Shira: So far when I am in charge of the editing process, which has only been on a few of the many recording projects, I like to go for some kind of balance. I am not as likely to go for perfection and meticulous. I want more of a snapshot of a good and souful performance. Obviously one doesn’t want big mistakes or cursing (I had a bad dream about that the other night in which thousands of copies of a CD I’d made which contained false starts and people swearing). Most important is the spark and spirit in a performance, and coherency, and of course, having pitch and rhythm solid and good.

Liz: You’ve performed all over the world. What is your favorite place to perform?

Shira: I’ve loved playing in Romanesque Churches and Gothic Cathedrals in Europe, in the stairwell of Kroeber Hall at UC Berkeley, above Granite Rapid on the Colorado River, in the bridge of a ferry at night between Juneau and Haines in Alaska, under some really big boulders up a side creek on the Rogue River, and in the High Sierras and the High Desert.

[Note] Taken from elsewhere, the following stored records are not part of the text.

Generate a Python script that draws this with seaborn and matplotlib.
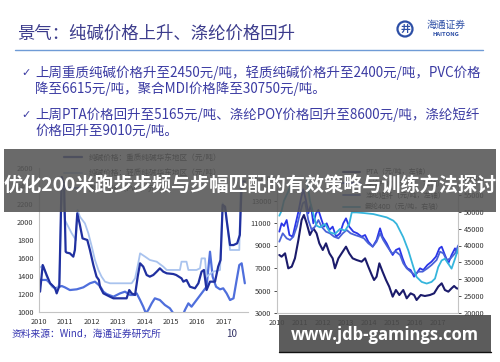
import matplotlib
matplotlib.use('Agg')
import matplotlib.pyplot as plt
import seaborn as sns
import pandas as pd
from matplotlib.patches import Rectangle, Ellipse
from matplotlib.lines import Line2D

W, H = 500, 362

title = '景气：纯碱价格上升、涤纶价格回升'
bullets = [
    '上周重质纯碱价格升至2450元/吨，轻质纯碱价格升至2400元/吨，PVC价格',
    '降至6615元/吨，聚合MDI价格降至30750元/吨。',
    '上周PTA价格回升至5165元/吨、涤纶POY价格回升至8600元/吨，涤纶短纤',
    '价格回升至9010元/吨。',
]
banner = '优化200米跑步步频与步幅匹配的有效策略与训练方法探讨'
source = '资料来源：Wind，海通证券研究所'
page_no = '10'
watermark = 'www.jdb-gamings.com'

years = [2010, 2011, 2012, 2013, 2014, 2015, 2016, 2017]
left_ticks = [1000, 1200, 1400, 1600, 1800, 2000, 2200, 2400, 2600]
fiber_ticks = [3000, 5000, 7000, 9000, 11000, 13000, 15000]
spandex_ticks = [20000, 25000, 30000, 35000, 40000, 45000, 50000, 55000, 60000]

left_labels = ['纯碱价格：重质纯碱华东地区（元/吨）', '纯碱价格：轻质纯碱华东地区（元/吨）', '聚氯乙烯（PVC，元/吨）']
right_labels = ['PTA（元/吨，左轴）', '涤纶POY（元/吨，左轴）', '涤纶短纤（元/吨，左轴）', '氨纶40D（元/吨，右轴）']

# (year, price)
soda_heavy = [(2010.04, 1226), (2010.14, 1522), (2010.29, 1411), (2010.42, 1319), (2010.61, 1263),
              (2010.67, 1207), (2010.77, 1289), (2010.86, 2500), (2010.95, 2420), (2011.01, 1670),
              (2011.05, 1660), (2011.17, 1652), (2011.30, 1615), (2011.36, 1689), (2011.45, 2096),
              (2011.55, 1967), (2011.65, 1818), (2011.83, 1800), (2011.93, 1689), (2012.06, 1522),
              (2012.18, 1393), (2012.27, 1356), (2012.31, 1281), (2012.44, 1207), (2012.56, 1189),
              (2012.69, 1170), (2012.82, 1152), (2013.07, 1152), (2013.32, 1152), (2013.42, 1244),
              (2013.51, 1207), (2013.64, 1189), (2013.74, 1393), (2013.83, 1541), (2013.95, 1504),
              (2014.08, 1411), (2014.20, 1393), (2014.33, 1411), (2014.46, 1448), (2014.58, 1485),
              (2014.71, 1448), (2014.84, 1430), (2015.09, 1422), (2015.20, 1411), (2015.40, 1374),
              (2015.47, 1337), (2015.59, 1356), (2015.72, 1281), (2015.91, 1263), (2016.04, 1319),
              (2016.16, 1448), (2016.25, 1467), (2016.35, 1244), (2016.48, 1337), (2016.67, 1337),
              (2016.79, 1504), (2016.88, 1578), (2016.96, 2189), (2017.05, 2170), (2017.11, 2022),
              (2017.24, 1744), (2017.37, 1744), (2017.51, 1763), (2017.61, 1856), (2017.68, 2450),
              (2017.80, 2450)]
soda_light = [(2010.04, 1496), (2010.16, 1515), (2010.29, 1393), (2010.48, 1281), (2010.67, 1244),
              (2010.77, 1319), (2010.87, 2450), (2010.98, 2022), (2011.11, 1948), (2011.24, 1874),
              (2011.40, 1800), (2011.46, 2133), (2011.55, 2059), (2011.74, 1985), (2011.87, 1874),
              (2012.00, 1726), (2012.12, 1578), (2012.25, 1467), (2012.37, 1393), (2012.50, 1337),
              (2012.69, 1319), (2013.51, 1319), (2013.64, 1374), (2013.76, 1541), (2013.83, 1652),
              (2014.02, 1615), (2014.20, 1578), (2014.46, 1559), (2014.71, 1504), (2014.84, 1467),
              (2015.34, 1467), (2015.40, 1559), (2015.59, 1559), (2015.66, 1467), (2015.97, 1467),
              (2016.10, 1485), (2016.16, 1596), (2016.29, 1596), (2016.35, 1393), (2016.60, 1448),
              (2016.86, 1467), (2016.96, 2207), (2017.08, 2115), (2017.24, 1689), (2017.59, 1689),
              (2017.64, 2400), (2017.80, 2400)]
pvc = [(2010.04, 1356), (2010.29, 1356), (2010.42, 1319), (2010.61, 1263), (2010.73, 1274),
       (2010.86, 1289), (2010.98, 1274), (2011.17, 1244), (2011.43, 1252), (2011.68, 1274),
       (2011.93, 1319), (2012.12, 1337), (2012.31, 1289), (2012.44, 1226), (2012.56, 1200),
       (2012.82, 1170), (2013.07, 1207), (2013.26, 1226), (2013.45, 1189), (2013.57, 1189),
       (2013.70, 1207), (2013.83, 1133), (2013.95, 1059), (2014.05, 985), (2014.14, 1022),
       (2014.27, 1096), (2014.39, 1152), (2014.58, 1133), (2014.77, 1078), (2014.96, 1041),
       (2015.09, 985), (2015.21, 930), (2015.40, 930), (2015.53, 1022), (2015.66, 1096),
       (2015.78, 1059), (2015.97, 1133), (2016.16, 1207), (2016.35, 1281), (2016.48, 1670),
       (2016.58, 1393), (2016.71, 1281), (2016.86, 1252), (2016.98, 1263), (2017.11, 1207),
       (2017.24, 1133), (2017.37, 1152), (2017.49, 1356), (2017.59, 1522), (2017.68, 1541),
       (2017.80, 1319)]

pta = [(2010.10, 8156), (2010.20, 8007), (2010.35, 8304), (2010.49, 6970), (2010.64, 7119),
       (2010.78, 7859), (2010.93, 9489), (2011.07, 11267), (2011.17, 11711), (2011.29, 10970),
       (2011.43, 9933), (2011.58, 10526), (2011.72, 10082), (2011.84, 9193), (2011.99, 8600),
       (2012.13, 9193), (2012.28, 8304), (2012.42, 7859), (2012.52, 6970), (2012.67, 7859),
       (2012.81, 8304), (2013.00, 8896), (2013.14, 8304), (2013.29, 7859), (2013.46, 7711),
       (2013.68, 7563), (2013.83, 7859), (2013.97, 7119), (2014.12, 6378), (2014.22, 5933),
       (2014.33, 6230), (2014.45, 7415), (2014.59, 6674), (2014.74, 5933), (2014.88, 5341),
       (2015.03, 4452), (2015.17, 5044), (2015.32, 4600), (2015.49, 5044), (2015.64, 4304),
       (2015.81, 4748), (2015.96, 4600), (2016.07, 4156), (2016.25, 4600), (2016.43, 4511),
       (2016.65, 4600), (2016.83, 4748), (2017.01, 5341), (2017.16, 5637), (2017.30, 5044),
       (2017.45, 4896), (2017.59, 5193), (2017.70, 5400), (2017.81, 5193), (2017.88, 5165)]
poy = [(2010.10, 10230), (2010.20, 10970), (2010.30, 10733), (2010.42, 11267), (2010.54, 9933),
       (2010.68, 9785), (2010.78, 10674), (2010.93, 12007), (2011.03, 13044), (2011.14, 14000),
       (2011.26, 13000), (2011.36, 11859), (2011.47, 12600), (2011.58, 10970), (2011.70, 11859),
       (2011.80, 12156), (2011.94, 11267), (2012.04, 10674), (2012.16, 10970), (2012.28, 10378),
       (2012.42, 10674), (2012.57, 9785), (2012.74, 10082), (2012.88, 10970), (2013.00, 11415),
       (2013.14, 10674), (2013.32, 10230), (2013.49, 10082), (2013.68, 9785), (2013.83, 9933),
       (2013.97, 9341), (2014.16, 8896), (2014.33, 9489), (2014.48, 10526), (2014.59, 9785),
       (2014.77, 9193), (2014.91, 8600), (2015.03, 8156), (2015.17, 8600), (2015.32, 8748),
       (2015.46, 7859), (2015.57, 7267), (2015.67, 6970), (2015.81, 6822), (2015.96, 6230),
       (2016.07, 6526), (2016.22, 6970), (2016.36, 6822), (2016.54, 7267), (2016.72, 7563),
       (2016.91, 8007), (2017.06, 8748), (2017.16, 8896), (2017.30, 8156), (2017.45, 7415),
       (2017.59, 8156), (2017.74, 8748), (2017.81, 8304), (2017.88, 8600)]
psf = [(2010.10, 9341), (2010.25, 10082), (2010.42, 9637), (2010.57, 9489), (2010.71, 9785),
       (2010.86, 10674), (2011.00, 11859), (2011.12, 12748), (2011.22, 12900), (2011.36, 11267),
       (2011.51, 10378), (2011.65, 10674), (2011.80, 11267), (2011.94, 10674), (2012.13, 10230),
       (2012.30, 10082), (2012.48, 9785), (2012.67, 9637), (2012.86, 10082), (2013.03, 10378),
       (2013.20, 10082), (2013.39, 9933), (2013.61, 9785), (2013.78, 9637), (2013.97, 9193),
       (2014.16, 8896), (2014.33, 9341), (2014.48, 10082), (2014.62, 9489), (2014.80, 8896),
       (2014.99, 8304), (2015.17, 8452), (2015.35, 8156), (2015.49, 7415), (2015.64, 6970),
       (2015.81, 6674), (2016.00, 6378), (2016.14, 6674), (2016.33, 6674), (2016.54, 6970),
       (2016.72, 7267), (2016.94, 7711), (2017.09, 8452), (2017.23, 8304), (2017.38, 7711),
       (2017.55, 7859), (2017.74, 8304), (2017.88, 9010)]
spandex = [(2010.10, 48824), (2010.20, 50294), (2010.30, 53235), (2010.49, 56000), (2010.71, 60000),
           (2011.00, 62000), (2011.29, 60000), (2011.43, 53235), (2011.58, 49314), (2011.72, 45882),
           (2011.87, 45392), (2012.09, 46373), (2012.30, 43922), (2012.52, 43431), (2012.74, 44902),
           (2012.96, 44412), (2013.14, 46373), (2013.25, 49804), (2013.46, 49800), (2013.80, 49600),
           (2014.19, 49314), (2014.77, 48333), (2015.06, 47353), (2015.20, 46373), (2015.49, 42450),
           (2015.71, 38530), (2015.93, 33620), (2016.07, 30680), (2016.29, 29210), (2016.51, 28730),
           (2016.72, 29210), (2016.87, 30200), (2017.01, 33620), (2017.16, 35580), (2017.30, 36070),
           (2017.45, 34600), (2017.59, 33140), (2017.74, 36070), (2017.88, 39020)]


def fx(x):
    return x / W


def fy(y):
    return 1 - y / H


def draw_series(ax, pairs, color, lw, label):
    df = pd.DataFrame(pairs, columns=['year', 'price'])
    sns.lineplot(data=df, x='year', y='price', ax=ax, color=color, linewidth=lw, label=label)


def style_axis(ax):
    for side in ['top', 'right']:
        ax.spines[side].set_visible(False)
    for side in ['left', 'bottom']:
        ax.spines[side].set_color('#c4c4c4')
        ax.spines[side].set_linewidth(0.8)
    ax.tick_params(labelsize=5.3, colors='#333333', length=2, width=0.6, pad=2)
    ax.set_xlabel('')
    ax.set_ylabel('')
    ax.set_xticks(years)
    ax.set_xticklabels([str(y) for y in years])


def main():
    sns.set_theme(style='white')
    plt.rcParams['font.family'] = ['Noto Sans CJK SC', 'DejaVu Sans']

    fig = plt.figure(figsize=(5, 3.62), dpi=100)
    fig.patch.set_facecolor('white')

    # header
    fig.text(fx(17), fy(34), title, fontsize=12.5, color='#3c3c8c', va='center', ha='left')
    fig.add_artist(Line2D([fx(15), fx(483)], [fy(50), fy(50)], color='#6f9bd6', lw=1.0))
    fig.add_artist(Ellipse((fx(405), fy(29)), 15 / W, 15 / H, fill=False, ec='#2d4fa6', lw=1.6))
    fig.text(fx(405), fy(29), '井', fontsize=7, color='#2d4fa6', ha='center', va='center', weight='bold')
    fig.text(fx(446), fy(25), '海通证券', fontsize=7, color='#2d4fa6', ha='center', va='center')
    fig.text(fx(446), fy(34), 'HAITONG', fontsize=4.2, color='#2d4fa6', ha='center', va='center', weight='bold')

    # bullets
    rows = [73, 89, 115, 131]
    for i, (txt, y) in enumerate(zip(bullets, rows)):
        if i % 2 == 0:
            fig.text(fx(21), fy(y), '✓', fontsize=8, color='#3b3ba3', va='center', family=['DejaVu Sans'])
        fig.text(fx(35), fy(y), txt, fontsize=9.7, color='#3b3ba3', va='center')

    # left chart: soda ash / PVC
    ax1 = fig.add_axes([fx(39), fy(312), (248 - 39) / W, (312 - 168) / H])
    draw_series(ax1, pvc, '#4f6fdc', 1.6, left_labels[2])
    draw_series(ax1, soda_light, '#a9c3ee', 1.3, left_labels[1])
    draw_series(ax1, soda_heavy, '#2030a0', 1.6, left_labels[0])
    ax1.set_xlim(2010, 2017.92)
    ax1.set_ylim(1000, 2600)
    ax1.set_yticks(left_ticks)
    style_axis(ax1)
    h, l = ax1.get_legend_handles_labels()
    ax1.legend(h[::-1], l[::-1], loc='upper left', bbox_to_anchor=(fx(64), fy(154)),
               bbox_transform=fig.transFigure, fontsize=5.5, frameon=False, handlelength=2.4,
               labelspacing=0.95, borderpad=0, borderaxespad=0)

    # right chart: polyester chain
    ax2 = fig.add_axes([fx(277), fy(313), (458 - 277) / W, (313 - 178) / H])
    draw_series(ax2, pta, '#1b1b6b', 1.5, right_labels[0])
    draw_series(ax2, poy, '#2a35e8', 1.3, right_labels[1])
    draw_series(ax2, psf, '#4a62d8', 1.3, right_labels[2])
    ax2.set_xlim(2010, 2017.87)
    ax2.set_ylim(3000, 15000)
    ax2.set_yticks(fiber_ticks)
    style_axis(ax2)
    ax3 = ax2.twinx()
    draw_series(ax3, spandex, '#35b5dc', 1.3, right_labels[3])
    ax3.set_ylim(20000, 60000)
    ax3.set_yticks(spandex_ticks)
    ax3.set_ylabel('')
    for side in ['top', 'left', 'bottom']:
        ax3.spines[side].set_visible(False)
    ax3.spines['right'].set_color('#c4c4c4')
    ax3.spines['right'].set_linewidth(0.8)
    ax3.tick_params(labelsize=5.3, colors='#333333', length=2, width=0.6, pad=2)
    ax3.get_legend().remove()
    h2, l2 = ax2.get_legend_handles_labels()
    h3, l3 = ax3.get_legend_handles_labels()
    ax2.legend(h2 + h3, l2 + l3, loc='upper left', bbox_to_anchor=(fx(343), fy(168)),
               bbox_transform=fig.transFigure, fontsize=5, frameon=False, handlelength=2.4,
               labelspacing=0.55, borderpad=0, borderaxespad=0)

    # footer
    fig.text(fx(12), fy(334), source, fontsize=7, color='#3535b0', va='center')
    fig.text(fx(232), fy(334), page_no, fontsize=7, color='#333366', va='center', ha='center')

    # overlay banner
    fig.add_artist(Rectangle((fx(4), fy(212)), 492 / W, (212 - 149) / H, transform=fig.transFigure,
                             facecolor='#555555', edgecolor='none', alpha=0.88, zorder=10))
    fig.text(fx(250), fy(185), banner, fontsize=13.8, color='white', weight='bold',
             ha='center', va='center', zorder=11)

    # watermark box
    fig.add_artist(Rectangle((fx(279), fy(352)), (491 - 279) / W, (352 - 315) / H, transform=fig.transFigure,
                             facecolor='#4a4a4a', edgecolor='none', alpha=0.9, zorder=10))
    fig.add_artist(Line2D([fx(279), fx(491)], [fy(352), fy(352)], color='#111111', lw=1.0, zorder=11))
    fig.text(fx(385), fy(335), watermark, fontsize=12, color='white', weight='bold',
             ha='center', va='center', zorder=11, family=['Open Sans', 'DejaVu Sans'])

    fig.savefig('out.png', dpi=100, facecolor='white')


if __name__ == "__main__":
    main()
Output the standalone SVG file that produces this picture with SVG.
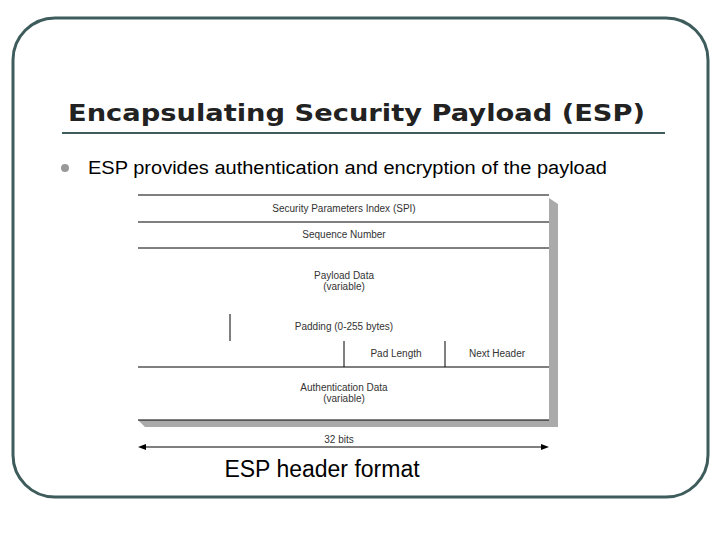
<svg xmlns="http://www.w3.org/2000/svg" width="720" height="540" viewBox="0 0 720 540">
<style>
.f{font-family:"Liberation Sans",Arial,sans-serif;fill:#000}
.s{font-size:10px;fill:#333;text-anchor:middle}
.l{stroke:#000;stroke-width:1}
</style>
<rect width="720" height="540" fill="#fff"/>
<rect x="13" y="18" width="695" height="479" rx="42" fill="none" stroke="#3f5c5c" stroke-width="3"/>
<text x="68" y="121" font-family="'DejaVu Sans',Verdana,sans-serif" font-size="23" font-weight="bold" fill="#222" textLength="577" lengthAdjust="spacingAndGlyphs">Encapsulating Security Payload (ESP)</text>
<line x1="62" y1="133" x2="665" y2="133" stroke="#3f5c5c" stroke-width="2"/>
<circle cx="65" cy="168" r="4" fill="#999"/>
<text class="f" x="88" y="174" font-size="18" textLength="519" lengthAdjust="spacingAndGlyphs">ESP provides authentication and encryption of the payload</text>
<g id="packet">
<polygon points="549,198 558,204 558,427 145,427 138,420 549,420" fill="#aaa"/>
<rect x="138" y="195" width="411" height="225" fill="#fff"/>
<line class="l" x1="138" y1="195" x2="549" y2="195"/>
<line class="l" x1="138" y1="222" x2="549" y2="222"/>
<line class="l" x1="138" y1="248" x2="549" y2="248"/>
<line class="l" x1="138" y1="367" x2="549" y2="367"/>
<line class="l" x1="138" y1="420" x2="549" y2="420"/>
<line class="l" x1="230" y1="314" x2="230" y2="341"/>
<line class="l" x1="344" y1="341" x2="344" y2="367"/>
<line class="l" x1="445" y1="341" x2="445" y2="367"/>
<text class="f s" x="344" y="212">Security Parameters Index (SPI)</text>
<text class="f s" x="344" y="238">Sequence Number</text>
<text class="f s" x="344" y="279">Payload Data</text>
<text class="f s" x="344" y="290">(variable)</text>
<text class="f s" x="344" y="330">Padding (0-255 bytes)</text>
<text class="f s" x="396" y="357">Pad Length</text>
<text class="f s" x="497" y="357">Next Header</text>
<text class="f s" x="344" y="391">Authentication Data</text>
<text class="f s" x="344" y="402">(variable)</text>
</g>
<g id="connectors">
<line class="l" x1="142" y1="447" x2="545" y2="447"/>
<polygon points="138,447 146,444 146,450" fill="#000"/>
<polygon points="549,447 541,444 541,450" fill="#000"/>
</g>
<text class="f s" x="339" y="443" font-size="12">32 bits</text>
<text class="f" x="322" y="477" font-size="23" text-anchor="middle">ESP header format</text>
</svg>
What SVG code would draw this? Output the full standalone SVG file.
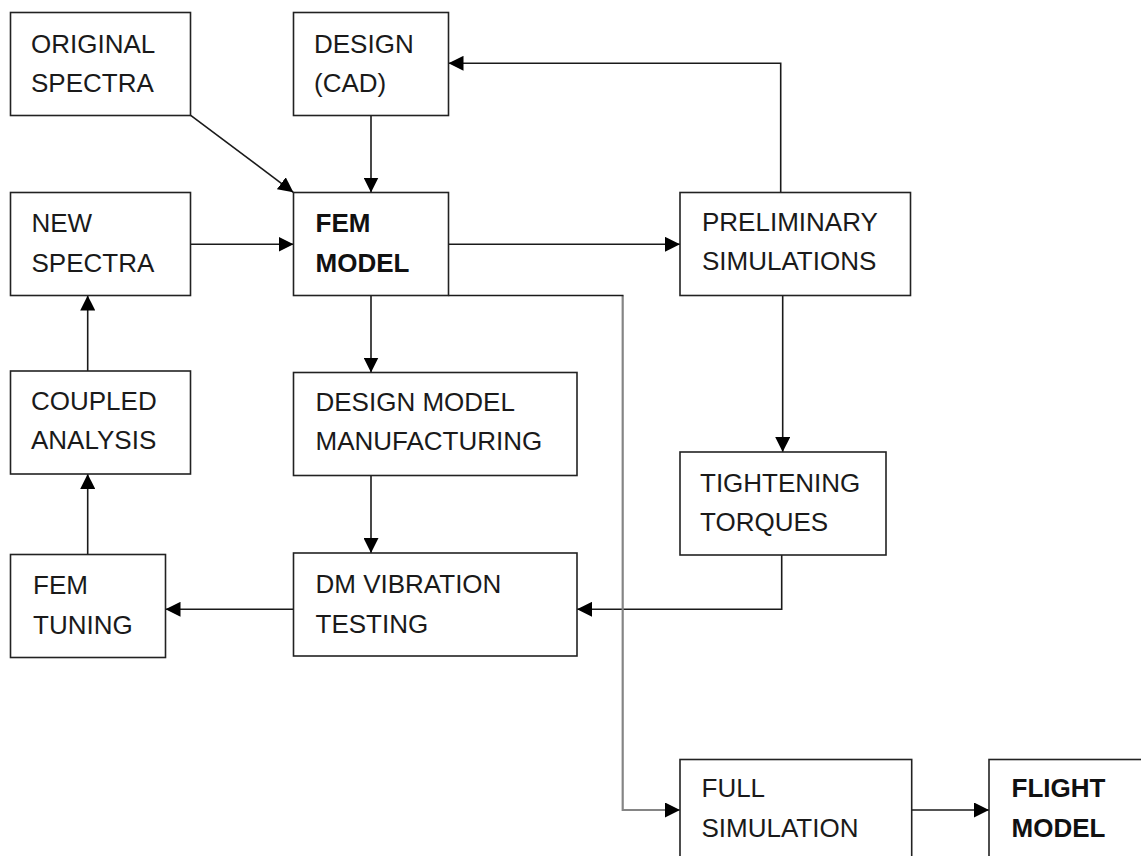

The strangest place I’ve played is in the elephant enclosure of the Jerusalem zoo. A television news show asked my ensemble to play music to celebrate the birth of a baby elephant. The news announcer was a stylish woman. The mother elephant kept rearranging the news announcer’s clothes, while the she tried to remove the elephant’s trunk from her person. We played a love song with the baby elephant’s name in the lyrics. The little elephant was very cute, though not much interested in the music.

Liz:
What is your ultimate goal as a musician?

Shira: I don’t know if that is clear to me yet. Of course it would be very, very good to feel that any musical contribution made some kind of difference to the good of the world. I would like to be able to inspire a binding together of community. I’d love to inspire some kind of environmental feeling.

Music really can be a language – I guess I’d like to explore that. Also I want to have a really good time – promote bliss and joy and feeling and all that. I’d like to have more confidence about it all.